Home-educated brother and sister Sean and Devon Atherton of Hamilton have tried school and had very different experiences.
While Sean, 15, adapted to the scene during his semester long stint, and felt he "really fit in well," and plans to continue school, Devon, 14, did not.
She found a culture alien to her sense of self. In contrast to the girls at the school, she says, "I didn’t want to wear their clothes nor did I go along with their makeup stuff. I didn’t want to be the same as them. I felt pretty lonely there."
Atherton decided to return to her home education.
"The way I see it now, for some people, school is the right thing. For others it’s not. Right now, I don’t think I’m one of the people that it’s for," she muses.
Devon’s experience does not mean that she is poorly socialized: her self-confidence instead reveals a healthy social development.
It’s a characteristic in keeping with a small but significant study of home-educated girls by Susannah Sheffer. Her book A Sense of Self was a response to media reports in the 1990s highlighting the negative socialization of adolescent girls in school.
While girls in school where reported to be "losing their voices" and doubting the validity of their goals, "even their own perceptions," Sheffer’s study revealed that home-educated girls ages 11 to 16, were having a very different, more positive experience.
"They expressed comfort with disagreement. They didn’t think you have to be the same in order to have a close relationship."
Perhaps what people are mean when they use the term "socialization" revolves around the idea of citizenship and what they think makes a good citizen. The difficulty is that the definition of a good citizen is unclear as it is constantly evolving.
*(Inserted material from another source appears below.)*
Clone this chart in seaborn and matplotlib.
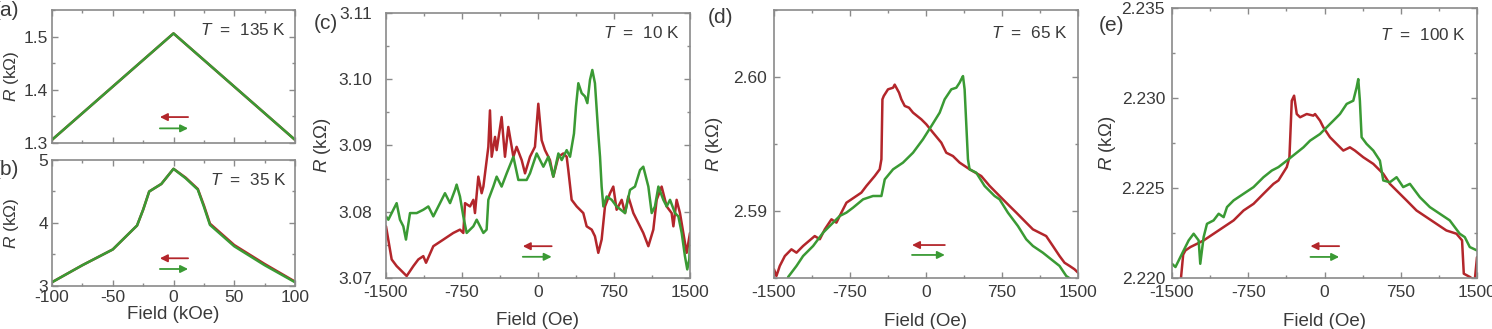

Schools grapple with what they consider citizenship education. Yet if you look at the history of citizenship education, "it’s not by real design and purpose. It comes out of classes in history and geography: not necessarily the best basis for citizenship education," according to Arai.
"Teachers are puzzling out what a civic conscience means," reports Christine Brabant, researcher in the department of Education at Sherbrooke University in Quebec.
Both she and Arai see home education as producing different but equally valid understandings of citizenship that emphasize the importance of family and participation in community.
For Brabant, parenting is the first and greatest citizen act, and doing it well is already a great commitment to society.
"I think any committed mother is one of the most important citizens."